Ques.3: Give reasons to explain why the Maasai community lost their grazing lands.

Ans.3: The Maasai community lost their grazing lands due to the following reasons:

a) When the imperial powers took over the Maasai lands, they divided the region into different colonies. The Maasai land was divided into British Kenya and German Tanganyika in 1885.
b) Eventually, the colonial settlers took control over the best grazing lands and began settling on them.
c) Subsequently, the Maasai lost nearly 60% of their land to colonial pursuits. They were forced to live in areas with poor pastures and low rainfalls.
d) The British colonial government also began favouring cultivation in east Africa. This resulted in the conversion of grazing pasturelands into cultivable land.
e) Another reason that caused the Maasai tribe to lose land was the transformation of pasturelands into game reserves. Some of them are the Maasai Mara and Samburu National Park in Kenya and Serengeti Park in Tanzania.
f) The pastoralists were not allowed entry in these reserves at all, not even to graze their livestock.

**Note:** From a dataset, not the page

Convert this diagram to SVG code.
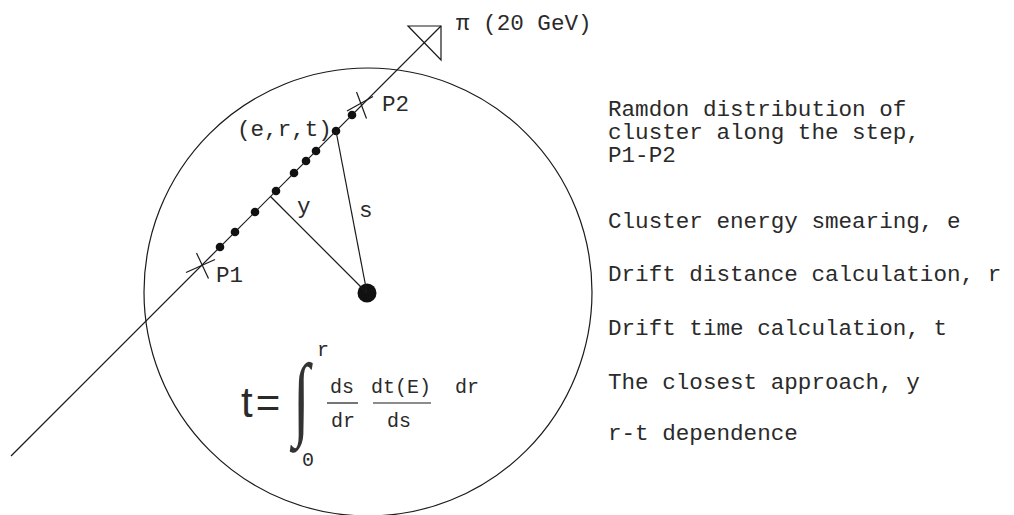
<svg xmlns="http://www.w3.org/2000/svg" width="1014" height="515" viewBox="0 0 1014 515">
<style>
.ln{stroke:#1a1a1a;stroke-width:1.2;fill:none}
.dot{fill:#111}
.mono{font-family:"Liberation Mono","DejaVu Sans Mono",monospace;fill:#2a2a2a;font-size:22.6px}
.small{font-family:"Liberation Mono","DejaVu Sans Mono",monospace;fill:#2a2a2a;font-size:20px}
.sans{font-family:"Liberation Sans","DejaVu Sans",sans-serif;fill:#2a2a2a}
</style>
<rect width="1014" height="515" fill="#fff"/>
<g id="detector">
<circle class="ln" cx="368" cy="292" r="224"/>
</g>
<g id="wire">
<circle class="dot" cx="367" cy="293" r="9.5"/>
</g>
<g id="track">
<line class="ln" x1="11" y1="456" x2="441" y2="26"/>
<polygon class="ln" points="408,26 441,26 441,60"/>
<text class="mono" x="456" y="30">π (20 GeV)</text>
</g>
<g id="p1">
<line class="ln" x1="186" y1="272.5" x2="215" y2="259.5"/>
<line class="ln" x1="196.5" y1="253" x2="208.5" y2="278.5"/>
<text class="mono" x="216" y="282">P1</text>
</g>
<g id="p2">
<line class="ln" x1="347" y1="111" x2="373" y2="96.5"/>
<line class="ln" x1="356.5" y1="92" x2="366.5" y2="118.5"/>
<text class="mono" x="382" y="111">P2</text>
</g>
<g id="clusters">
<circle class="dot" cx="220" cy="247" r="4.3"/>
<circle class="dot" cx="235" cy="232" r="4.3"/>
<circle class="dot" cx="255" cy="212" r="4.3"/>
<circle class="dot" cx="276" cy="191" r="4.3"/>
<circle class="dot" cx="294" cy="173" r="4.3"/>
<circle class="dot" cx="306" cy="161" r="4.3"/>
<circle class="dot" cx="316" cy="151" r="4.3"/>
<circle class="dot" cx="336" cy="131" r="4.3"/>
<circle class="dot" cx="352" cy="115" r="4.3"/>
<text class="mono" x="237" y="136">(e,r,t)</text>
</g>
<g id="connectors">
<line class="ln" x1="270.5" y1="196.5" x2="367" y2="293"/>
<line class="ln" x1="336" y1="131" x2="367" y2="293"/>
</g>
<g id="distances">
<text class="mono" x="297" y="213">y</text>
<text class="mono" x="359" y="217">s</text>
</g>
<g id="formula">
<text class="sans" x="241" y="417" font-size="42" letter-spacing="3">t=</text>
<text x="0" y="0" font-family="Liberation Serif,serif" font-size="64" fill="#333" transform="translate(293 428) scale(0.95 1.45)">∫</text>
<text class="small" x="317" y="356">r</text>
<text class="small" x="302" y="466">0</text>
<text class="small" x="330" y="393">ds</text>
<line class="ln" x1="327" y1="403" x2="358" y2="403"/>
<text class="small" x="331" y="427">dr</text>
<text class="small" x="371" y="393">dt(E)</text>
<line class="ln" x1="373" y1="403" x2="431" y2="403"/>
<text class="small" x="387" y="427">ds</text>
<text class="small" x="455" y="393">dr</text>
</g>
<g id="notes">
<text class="mono" x="608" y="116">Ramdon distribution of</text>
<text class="mono" x="608" y="139">cluster along the step,</text>
<text class="mono" x="608" y="162">P1-P2</text>
<text class="mono" x="608" y="228">Cluster energy smearing, e</text>
<text class="mono" x="608" y="281">Drift distance calculation, r</text>
<text class="mono" x="608" y="335">Drift time calculation, t</text>
<text class="mono" x="608" y="389">The closest approach, y</text>
<text class="mono" x="608" y="440">r-t dependence</text>
</g>
</svg>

Ques.4: There are many similarities in the way in which the modern world forced changes in the lives of pastoral communities in India and East Africa. Write about any two examples of changes which were similar for Indian pastoralists and the Maasai herders.

Ans.4: In both India and Africa, the pastoral communities had to face challenges due to colonial invasions. The similarities that exist between Indian pastoralists and the Maasai herders were:

a) Forest Laws: The nomads in both countries were subjected to discriminatory forest laws that restricted their entry into forests. In India, some forests were classified as ‘reserved’ and no pastoralist communities were allowed in these. In the ‘protected’ forests, they were allowed access, but only with severe restrictions. In Africa, the Maasai tribes lost their grazing lands as the British government wanted to convert these into cultivated farms.

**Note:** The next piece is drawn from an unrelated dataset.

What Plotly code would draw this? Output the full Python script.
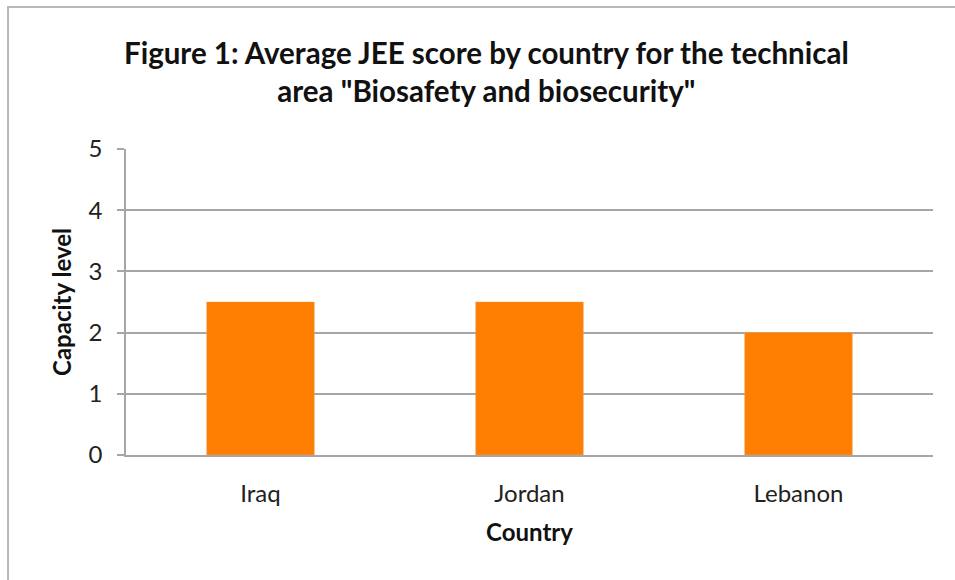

b) Restrictions on movement due to political boundaries: In India, the Raikas of Rajasthan used to move to Sindh to graze their animals. However, after 1974, they were forced to move to Haryana as they could no longer cross the borders to move into Pakistan. Similarly, the Maasai tribe was also restricted in the parts of south Kenya and north Tanzania due to the division of land between the colonial powers of Britain and Germany

Topics Covered in Chapter 5 – Pastoralists in the Modern World Class 9 History (Social Science)

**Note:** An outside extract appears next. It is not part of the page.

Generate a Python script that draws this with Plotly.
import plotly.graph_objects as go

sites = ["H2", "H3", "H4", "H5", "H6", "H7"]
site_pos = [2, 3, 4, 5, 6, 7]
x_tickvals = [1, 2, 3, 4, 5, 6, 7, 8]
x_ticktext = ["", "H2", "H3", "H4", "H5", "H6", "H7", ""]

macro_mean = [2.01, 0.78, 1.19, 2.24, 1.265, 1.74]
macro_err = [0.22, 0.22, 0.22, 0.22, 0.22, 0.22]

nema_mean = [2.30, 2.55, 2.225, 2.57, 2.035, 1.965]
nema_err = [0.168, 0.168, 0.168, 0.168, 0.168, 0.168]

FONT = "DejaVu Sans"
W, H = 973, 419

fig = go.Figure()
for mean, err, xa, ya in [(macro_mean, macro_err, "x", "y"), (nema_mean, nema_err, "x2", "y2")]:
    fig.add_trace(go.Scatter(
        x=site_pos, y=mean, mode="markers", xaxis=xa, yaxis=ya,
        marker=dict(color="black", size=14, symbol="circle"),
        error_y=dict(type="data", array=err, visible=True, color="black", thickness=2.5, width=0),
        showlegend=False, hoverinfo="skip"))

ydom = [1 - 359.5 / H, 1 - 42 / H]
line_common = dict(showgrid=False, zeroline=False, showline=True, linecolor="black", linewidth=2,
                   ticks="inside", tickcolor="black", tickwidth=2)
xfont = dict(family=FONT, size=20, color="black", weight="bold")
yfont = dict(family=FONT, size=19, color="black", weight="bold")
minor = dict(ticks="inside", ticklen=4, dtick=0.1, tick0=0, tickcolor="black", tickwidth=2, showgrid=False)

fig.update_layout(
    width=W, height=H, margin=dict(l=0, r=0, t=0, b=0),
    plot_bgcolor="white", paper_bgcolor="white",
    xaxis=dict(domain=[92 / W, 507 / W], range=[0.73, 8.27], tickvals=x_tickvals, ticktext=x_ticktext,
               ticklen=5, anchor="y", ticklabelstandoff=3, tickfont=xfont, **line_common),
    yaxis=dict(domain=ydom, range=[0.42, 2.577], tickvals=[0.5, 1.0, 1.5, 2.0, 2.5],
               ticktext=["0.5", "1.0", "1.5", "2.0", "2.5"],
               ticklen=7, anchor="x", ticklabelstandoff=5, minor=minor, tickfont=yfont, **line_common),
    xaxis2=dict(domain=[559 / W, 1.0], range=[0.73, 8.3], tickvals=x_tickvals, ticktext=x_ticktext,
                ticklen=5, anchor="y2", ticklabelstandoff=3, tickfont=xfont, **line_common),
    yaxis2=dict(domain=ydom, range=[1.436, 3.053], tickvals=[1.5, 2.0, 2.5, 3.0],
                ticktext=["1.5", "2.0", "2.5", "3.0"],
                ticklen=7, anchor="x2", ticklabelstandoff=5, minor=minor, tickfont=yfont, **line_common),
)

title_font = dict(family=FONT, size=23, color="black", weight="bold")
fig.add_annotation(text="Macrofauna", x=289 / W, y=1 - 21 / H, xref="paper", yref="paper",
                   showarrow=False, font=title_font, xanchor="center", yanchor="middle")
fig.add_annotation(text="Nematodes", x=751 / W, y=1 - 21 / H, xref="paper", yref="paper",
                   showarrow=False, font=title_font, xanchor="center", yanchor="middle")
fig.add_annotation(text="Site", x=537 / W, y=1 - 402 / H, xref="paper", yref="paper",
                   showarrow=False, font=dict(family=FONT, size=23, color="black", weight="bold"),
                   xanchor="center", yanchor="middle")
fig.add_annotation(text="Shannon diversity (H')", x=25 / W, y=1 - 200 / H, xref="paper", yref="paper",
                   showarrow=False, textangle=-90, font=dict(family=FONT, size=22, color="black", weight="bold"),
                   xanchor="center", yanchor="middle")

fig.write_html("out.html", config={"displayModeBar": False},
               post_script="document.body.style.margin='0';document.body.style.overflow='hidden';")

1. Pastoral Nomads and their Movements

1.1 In the Mountains

1.2 On the Plateaus, Plains and Deserts

2. Colonial Rule and Pastoral Life

2.1 How Did these Changes Affect the Lives of Pastoralists?

2.2 How Did the Pastoralists Cope with these Changes?

3. Pastoralism in Africa

3.1 Where have the Grazing Lands Gone?

3.2 The Borders are Closed

3.3 When Pastures Dry

Important Terms Relevant for NCERT Solutions for Class 9 History Chapter 5 – Pastoralists in the Modern World:

Bhabar: Bhabar refers dry forest area found at the foothills of Garhwal and Kumaon region.

Bugyal: The meadows in mountain regions are known as Bugyal.

Kharif: The Kharif refers to the autumn cropping season. The crops are harvested in September-October.

Rabi: The rabi refers to the spring cropping season. The crops are harvested around the month of March.

Stubble: After the harvest, lower ends of grain stocks are left behind. These are called as stubble.

Customary rights: These are the rights that are given to the members of a community by traditional and customary methods.